Docker Compose容器健康检查监控:Alertmanager告警规则配置
容器健康检查痛点与解决方案
你是否曾遭遇过容器状态显示"运行中"但服务已瘫痪的情况?Docker Compose提供的健康检查机制可有效解决这一问题,但原生监控告警能力的缺失往往导致故障发现延迟。本文将系统讲解如何通过Prometheus+Alertmanager构建完整的容器健康监控告警体系,包含健康检查配置、指标采集、告警规则定义全流程,帮助你实现容器故障的即时发现与响应。
读完本文你将掌握:
- Docker Compose健康检查的高级配置技巧
- 容器健康状态指标的Prometheus采集方案
- 基于Alertmanager的多级别告警规则配置
- 企业级监控告警平台的docker-compose编排实现
Docker Compose健康检查核心配置
健康检查基础语法
Docker Compose通过healthcheck指令实现容器健康状态检测,基础配置结构如下:
services:
web:
image: nginx:alpine
healthcheck:
test: ["CMD", "wget", "--no-verbose", "--tries=1", "--spider", "http://localhost/"]
interval: 30s # 检查间隔
timeout: 10s # 超时时间
retries: 3 # 失败重试次数
start_period: 40s # 启动宽限期(v2+支持)
注意:
start_interval参数(检查间隔动态调整)需Docker Engine v25+支持,且必须与start_period同时设置。
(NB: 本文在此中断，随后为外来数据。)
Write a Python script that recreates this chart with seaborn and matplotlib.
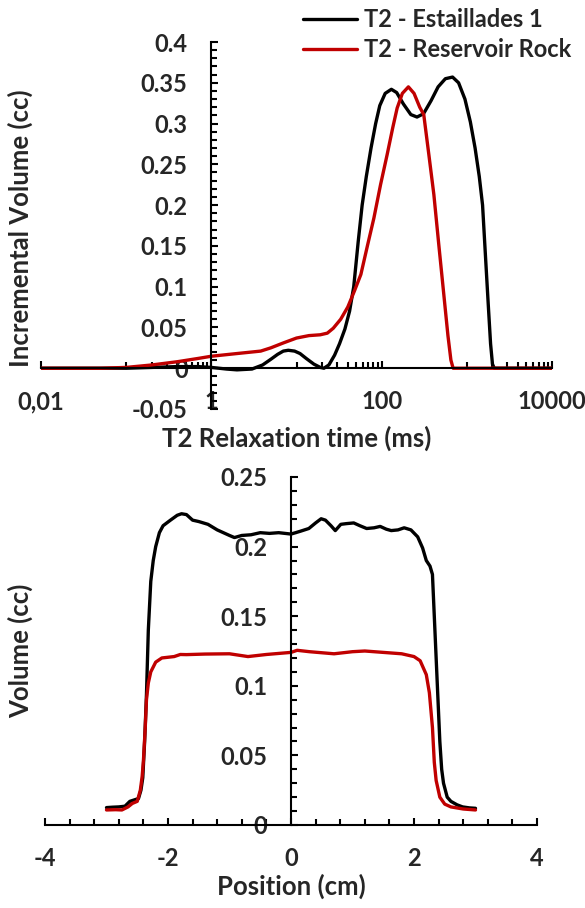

配置冲突时会触发明确错误提示:healthcheck.start_interval requires healthcheck.start_period to be set
高级健康检查模式
1. 命令退出码模式
healthcheck:
test: ["CMD-SHELL", "curl -f http://localhost/health || exit 1"]
interval: 10s
timeout: 5s
retries: 3
2. 无健康检查(覆盖基础镜像)
healthcheck:
disable: true # 显式禁用健康检查
3. 复杂业务健康检查
healthcheck:
test: ["CMD", "/app/healthcheck.sh"]
interval: 30s
timeout: 10s
retries: 3
start_period: 60s
其中healthcheck.sh可包含多维度检查逻辑:
#!/bin/sh
# 检查数据库连接
if ! mysqladmin ping -h db -uuser -ppassword; then
exit 1
fi
# 检查应用状态接口
if ! curl -s http://localhost:8080/actuator/health | grep "UP"; then
exit 1
fi
exit 0
健康检查状态监控实现
Docker Compose健康状态判断逻辑
Docker Compose通过以下逻辑判断容器健康状态(源自convergence.go源码):
// 等待健康检查成功
func (s *serviceConvergenceState) waitHealthy(ctx context.Context, name string) error {
container, err := s.apiClient.ContainerInspect(ctx, name)
if err != nil {
return err
}
if container.State.Health == nil {
return fmt.Errorf("container %s has no healthcheck configured", name)
}
// 健康检查状态轮询
for {
if container.State.Health.Status == "healthy" {
return nil
}
if container.State.Health.Status == "unhealthy" {
return fmt.Errorf("container %s is unhealthy", name)
}
time.Sleep(1 * time.Second)
container, err = s.apiClient.ContainerInspect(ctx, name)
if err != nil {
return err
}
}
}
Prometheus监控指标采集
1. cadvisor容器指标采集
services:
cadvisor:
image: gcr.io/cadvisor/cadvisor:v0.47.0
volumes:
- /:/rootfs:ro
- /var/run:/var/run:ro
- /sys:/sys:ro
- /var/lib/docker/:/var/lib/docker:ro
ports:
- "8080:8080"
restart: always
关键健康检查指标:
container_start_time_seconds:容器启动时间container_last_healthy_time_seconds:上次健康检查成功时间container_health_status{status="healthy"}:健康状态(1为健康,0为不健康)
2. 自定义健康检查 exporter
services:
health-exporter:
build: ./exporter
volumes:
- /var/run/docker.sock:/var/run/docker.sock
ports:
- "9273:9273"
command: --docker.endpoint=unix:///var/run/docker.sock
Python实现的简易exporter:
from prometheus_client import start_http_server, Gauge
import docker
import time
DOCKER_CLIENT = docker.from_env()
HEALTH_STATUS = Gauge('docker_container_health_status', 'Container health status',
['container_id', 'service', 'project'])
def update_metrics():
for container in DOCKER_CLIENT.containers.list():
labels = {
'container_id': container.id[:12],
'service': container.labels.get('com.docker.compose.service', 'unknown'),
'project': container.labels.get('com.docker.compose.project', 'unknown')
}
health = container.attrs.get('State', {}).get('Health', {})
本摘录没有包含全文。